AL-MUKALLA: Yemen’s central bank has closed 30 private exchange firms for violating currency speculation rules after the Yemeni riyal hit a record low against the US dollar this week.
In a letter sent on Tuesday to local exchange firms and government and private banks, the central bank asked local monetary firms to sever ties with the blacklisted firms and freeze their accounts. The letter accused the firms of failing to comply with central bank regulations and taking part in currency speculation that led to the decline of the riyal.
The banned firms were established over the last five years when Yemen’s banking system fell apart amid the country’s civil war.
In a bid to curb currency speculation and money laundering, the Aden-based central bank has banned an informal remittance system between local exchange firms known as Hawala, and replaced it with a formal electronic network under its supervision. It also closed many unauthorized exchange firms and provided locals goods and fuel traders with hard currency.
The measures had no effect on the market as the Yemeni riyal plunged to 880 against the dollar this week, reaching historical new lows and breaking a previous 855 record last month. The dollar was traded at 682 in January this year, falling from 215 in January 2015.
Local currency traders told Arab News that there is surging demand for the US dollar and Saudi riyal from local traders, which contributed to the riyal crash.
“When the dollar and the Saudi riyal have been scarce in the market recently, a local trader came to us and wanted to buy 1 million Saudi riyals at any cost,” an anonymous trader told Arab News, adding that many currency traders are cashing in on growing demand for the dollar to sell at inflated prices.
Subhi Baghafar, a spokesperson for the Moneychangers Association in Aden, said that the association stands by the central bank’s punitive measures against unauthorized exchange firms and those who take part in currency speculation, adding that the internationally recognized government should “bring the banking system under its control.”
Baghafar said: “We support any strict measures against violators of the central bank’s regulations and the system of the moneychanging profession, whether they are commercial banks, companies, money-changing institutions, individuals or businessmen.”
Economists blamed the Yemeni government for failing to curb the currency’s fall and the Iran-backed Houthis for banning the use of new banknotes printed by the central bank.
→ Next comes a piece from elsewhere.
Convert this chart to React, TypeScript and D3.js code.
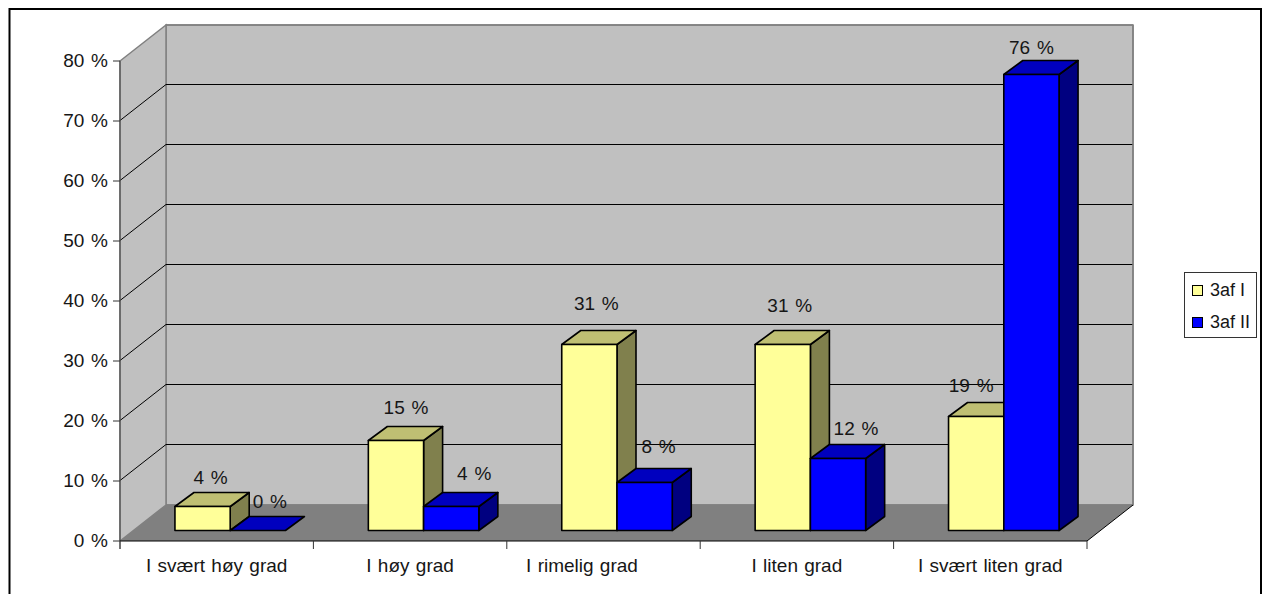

Mustafa Nasr, director of the Economic Media Center, said that the Yemeni government should “act quickly” to rein in the currency crash by restricting new banknotes, imposing tough punishments on currency speculators and creating a supply and demand balance for the dollar.
“The continuing fall of the riyal reflects the failure of not only the central bank, but the government, the presidency and all of the internationally recognized government’s institutions and risks causing destructive impacts on the currency and people’s life,” Nasr said.
The rapid devaluation increased the prices of some basic commodities by about 10 percent, local traders and small grocers said.
“This egg costs 100 riyals now, rising from 80 last week,” Hassan, who runs a small grocery in the city of Al-Mukalla, told Arab News.
The Sanaa Center for Strategic Studies demanded in a report on Nov. 27 that the international community pressure Yemen’s government and the Houthis to end fighting over control of the country’s banking system.
“The international community must elevate the importance of the economy in its Yemen policy immediately, starting with increasing political pressure on the Houthis and the government to halt the escalation and battle for control over Yemeni banks and money exchange outlets,” the report said.
“While the military conflict has claimed many lives and caused significant destruction to the country, it is the economic warfare that has a wider, and arguably more devastating, impact on the population and the country as a whole,” it added.